— START OF DATASET EXCERPT —

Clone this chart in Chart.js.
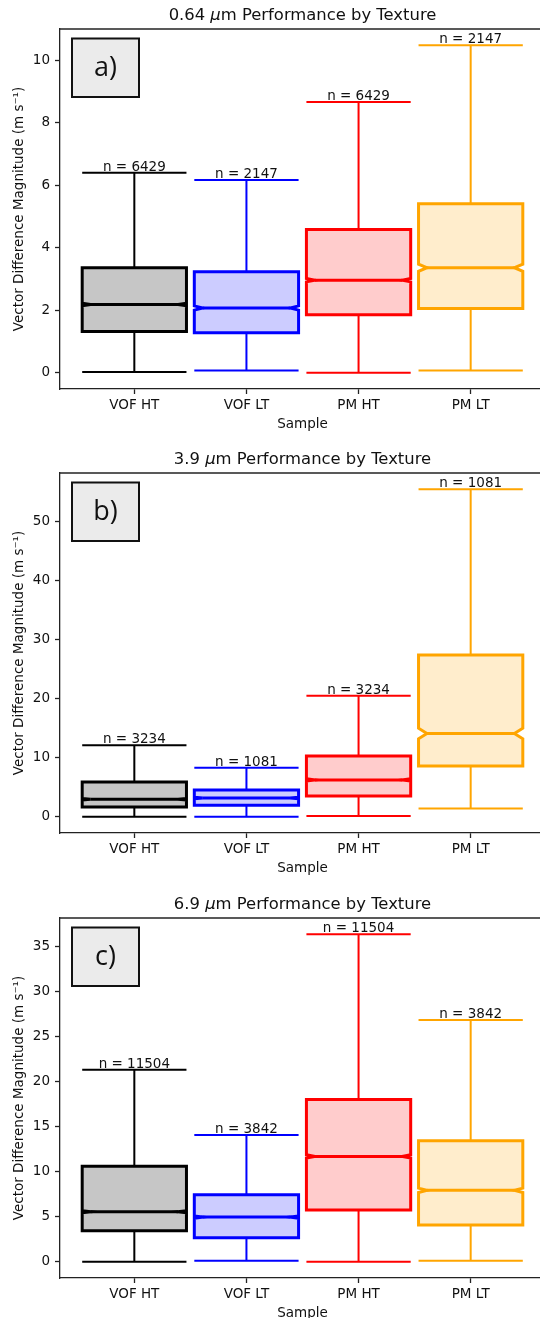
<!DOCTYPE html>
<html>
<head>
<meta charset="utf-8">
<script src="https://cdn.jsdelivr.net/npm/chart.js@4.4.1/dist/chart.umd.min.js"></script>
<style>
  body { margin: 0; background: #fff; overflow: hidden; width: 540px; height: 1318px; position: relative; }
  canvas { position: absolute; left: 0; }
</style>
</head>
<body>
<canvas id="chartA" width="546" height="444" style="top:0px"></canvas>
<canvas id="chartB" width="546" height="444" style="top:444px"></canvas>
<canvas id="chartC" width="546" height="444" style="top:889px"></canvas>
<script>
// categories (x axis)
const samples = ['VOF HT', 'VOF LT', 'PM HT', 'PM LT'];

// a) 0.64 um
const lowA   = [0.02, 0.07, 0.00, 0.07];
const q1A    = [1.32, 1.28, 1.85, 2.05];
const medA   = [2.18, 2.07, 2.96, 3.36];
const q3A    = [3.36, 3.23, 4.58, 5.41];
const highA  = [6.40, 6.17, 8.67, 10.48];
const countA = [6429, 2147, 6429, 2147];
const ticksA = [0, 2, 4, 6, 8, 10];

// b) 3.9 um
const lowB   = [0.00, 0.00, 0.10, 1.36];
const q1B    = [1.64, 1.92, 3.50, 8.60];
const medB   = [2.94, 3.17, 6.22, 14.1];
const q3B    = [5.88, 4.52, 10.3, 27.4];
const highB  = [12.1, 8.31, 20.5, 55.5];
const countB = [3234, 1081, 3234, 1081];
const ticksB = [0, 10, 20, 30, 40, 50];

// c) 6.9 um
const lowC   = [0.04, 0.15, 0.04, 0.15];
const q1C    = [3.47, 2.69, 5.76, 4.10];
const medC   = [5.57, 4.98, 11.7, 7.94];
const q3C    = [10.6, 7.46, 18.0, 13.44];
const highC  = [21.3, 14.06, 36.3, 26.8];
const countC = [11504, 3842, 11504, 3842];
const ticksC = [0, 5, 10, 15, 20, 25, 30, 35];

// styles
const edgeColors = ['#000000', '#0000ff', '#ff0000', '#ffa500'];
const fillColors = ['#c6c6c6', '#ccccff', '#ffcccc', '#ffedcc'];
const BOX_W = 0.93;      // box width in x units
const NOTCH_D = 0.075;   // notch depth in x units
const FONT = 'DejaVu Sans';
const AXIS_COL = '#222222';

function makeChart(canvasId, letter, wavelength, low, q1, med, q3, high, counts, yTicks) {
  const lo = Math.min(...low), hi = Math.max(...high);
  const pad = (hi - lo) * 0.05;

  const boxPlugin = {
    id: 'boxes' + letter,
    afterDatasetsDraw(chart) {
      const ctx = chart.ctx;
      const xs = chart.scales.x, ys = chart.scales.y;
      const area = chart.chartArea;
      ctx.save();
      ctx.beginPath();
      ctx.rect(area.left, area.top - 30, area.right - area.left, area.bottom - area.top + 30);
      ctx.clip();
      samples.forEach((s, i) => {
        const cx = xs.getPixelForValue(i + 1);
        const L = xs.getPixelForValue(i + 1 - BOX_W / 2);
        const R = xs.getPixelForValue(i + 1 + BOX_W / 2);
        const d = xs.getPixelForValue(i + 1 + NOTCH_D) - cx;
        const col = edgeColors[i];
        const iqr = q3[i] - q1[i];
        const ci = 1.57 * iqr / Math.sqrt(counts[i]);
        const yq1 = ys.getPixelForValue(q1[i]);
        const yq3 = ys.getPixelForValue(q3[i]);
        const ymed = ys.getPixelForValue(med[i]);
        const ylo = ys.getPixelForValue(med[i] - ci);
        const yhi = ys.getPixelForValue(med[i] + ci);
        const yLow = ys.getPixelForValue(low[i]);
        const yHigh = ys.getPixelForValue(high[i]);

        // whiskers and caps
        ctx.strokeStyle = col;
        ctx.lineWidth = 2;
        ctx.beginPath();
        ctx.moveTo(cx, yq3); ctx.lineTo(cx, yHigh);
        ctx.moveTo(cx, yq1); ctx.lineTo(cx, yLow);
        ctx.moveTo(L, yHigh); ctx.lineTo(R, yHigh);
        ctx.moveTo(L, yLow); ctx.lineTo(R, yLow);
        ctx.stroke();

        // notched box
        ctx.beginPath();
        ctx.moveTo(L, yq1);
        ctx.lineTo(R, yq1);
        ctx.lineTo(R, ylo);
        ctx.lineTo(R - d, ymed);
        ctx.lineTo(R, yhi);
        ctx.lineTo(R, yq3);
        ctx.lineTo(L, yq3);
        ctx.lineTo(L, yhi);
        ctx.lineTo(L + d, ymed);
        ctx.lineTo(L, ylo);
        ctx.closePath();
        ctx.fillStyle = fillColors[i];
        ctx.fill();
        ctx.lineWidth = 3;
        ctx.lineJoin = 'miter';
        ctx.stroke();

        // median
        ctx.beginPath();
        ctx.moveTo(L + d, ymed);
        ctx.lineTo(R - d, ymed);
        ctx.stroke();

        // count label
        ctx.fillStyle = '#111';
        ctx.font = '13.5px "' + FONT + '"';
        ctx.textAlign = 'center';
        ctx.textBaseline = 'alphabetic';
        ctx.fillText('n = ' + counts[i], cx, yHigh - 2);
      });
      ctx.restore();

      // top spine
      ctx.save();
      ctx.strokeStyle = AXIS_COL;
      ctx.lineWidth = 1.3;
      ctx.beginPath();
      ctx.moveTo(area.left, area.top);
      ctx.lineTo(area.right, area.top);
      ctx.stroke();

      // panel letter box
      const bx = area.left + 12, by = area.top + 9.5, bw = 67, bh = 58.5;
      ctx.fillStyle = '#ebebeb';
      ctx.fillRect(bx, by, bw, bh);
      ctx.strokeStyle = '#111';
      ctx.lineWidth = 2;
      ctx.strokeRect(bx, by, bw, bh);
      ctx.fillStyle = '#111';
      ctx.font = '27px "Open Sans"';
      ctx.textAlign = 'center';
      ctx.textBaseline = 'middle';
      ctx.fillText(letter + ')', bx + bw / 2, by + bh / 2 + 1);

      // title with italic mu
      const parts = [[wavelength + ' ', 'normal'], ['\u03bc', 'italic'], ['m Performance by Texture', 'normal']];
      let total = 0;
      parts.forEach(p => { ctx.font = p[1] + ' 16.4px "' + FONT + '"'; total += ctx.measureText(p[0]).width; });
      let tx = (area.left + area.right) / 2 - total / 2;
      ctx.fillStyle = '#111';
      ctx.textAlign = 'left';
      ctx.textBaseline = 'middle';
      parts.forEach(p => {
        ctx.font = p[1] + ' 16.4px "' + FONT + '"';
        ctx.fillText(p[0], tx, area.top - 13);
        tx += ctx.measureText(p[0]).width;
      });
      ctx.restore();
    }
  };

  return new Chart(document.getElementById(canvasId), {
    type: 'scatter',
    data: { datasets: [] },
    options: {
      responsive: false,
      animation: false,
      layout: { padding: { top: 29, right: 1, left: 0, bottom: 0 } },
      plugins: { legend: { display: false }, tooltip: { enabled: false }, title: { display: false } },
      scales: {
        x: {
          type: 'linear',
          min: 0.337,
          max: 4.663,
          afterFit: (scale) => { scale.height = 55; },
          afterBuildTicks: (scale) => { scale.ticks = samples.map((s, i) => ({ value: i + 1 })); },
          grid: { drawOnChartArea: false, drawTicks: true, tickLength: 5, tickColor: AXIS_COL, tickWidth: 1.3 },
          border: { display: true, color: AXIS_COL, width: 1.3 },
          ticks: {
            autoSkip: false, maxRotation: 0, padding: 3, color: '#111',
            font: { family: FONT, size: 13.5 },
            callback: (v) => samples[Math.round(v) - 1]
          },
          title: { display: true, text: 'Sample', color: '#111', font: { family: FONT, size: 13.5 }, padding: { top: 0, bottom: 11 } }
        },
        y: {
          type: 'linear',
          min: lo - pad,
          max: hi + pad,
          afterFit: (scale) => { scale.width = 60; },
          afterBuildTicks: (scale) => { scale.ticks = yTicks.map(v => ({ value: v })); },
          grid: { drawOnChartArea: false, drawTicks: true, tickLength: 5, tickColor: AXIS_COL, tickWidth: 1.3 },
          border: { display: true, color: AXIS_COL, width: 1.3 },
          ticks: { padding: 5, color: '#111', font: { family: FONT, size: 13.5 }, callback: (v) => String(v) },
          title: { display: true, text: 'Vector Difference Magnitude (m s\u207b\u00b9)', color: '#111', font: { family: FONT, size: 13.5 }, padding: { top: 11, bottom: 0 } }
        }
      }
    },
    plugins: [boxPlugin]
  });
}

makeChart('chartA', 'a', '0.64', lowA, q1A, medA, q3A, highA, countA, ticksA);
makeChart('chartB', 'b', '3.9', lowB, q1B, medB, q3B, highB, countB, ticksB);
makeChart('chartC', 'c', '6.9', lowC, q1C, medC, q3C, highC, countC, ticksC);
</script>
</body>
</html>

— END OF DATASET EXCERPT —

_AIM OF THE TASK_
Make an exact copy of the lines from the top of the material through the line with "const samples = ['VOF", pictures excluded.

_WRITTEN REPLY_
Clone this chart in Chart.js.
<!DOCTYPE html>
<html>
<head>
<meta charset="utf-8">
<script src="https://cdn.jsdelivr.net/npm/chart.js@4.4.1/dist/chart.umd.min.js"></script>
<style>
  body { margin: 0; background: #fff; overflow: hidden; width: 540px; height: 1318px; position: relative; }
  canvas { position: absolute; left: 0; }
</style>
</head>
<body>
<canvas id="chartA" width="546" height="444" style="top:0px"></canvas>
<canvas id="chartB" width="546" height="444" style="top:444px"></canvas>
<canvas id="chartC" width="546" height="444" style="top:889px"></canvas>
<script>
// categories (x axis)
const samples = ['VOF HT', 'VOF LT', 'PM HT', 'PM LT'];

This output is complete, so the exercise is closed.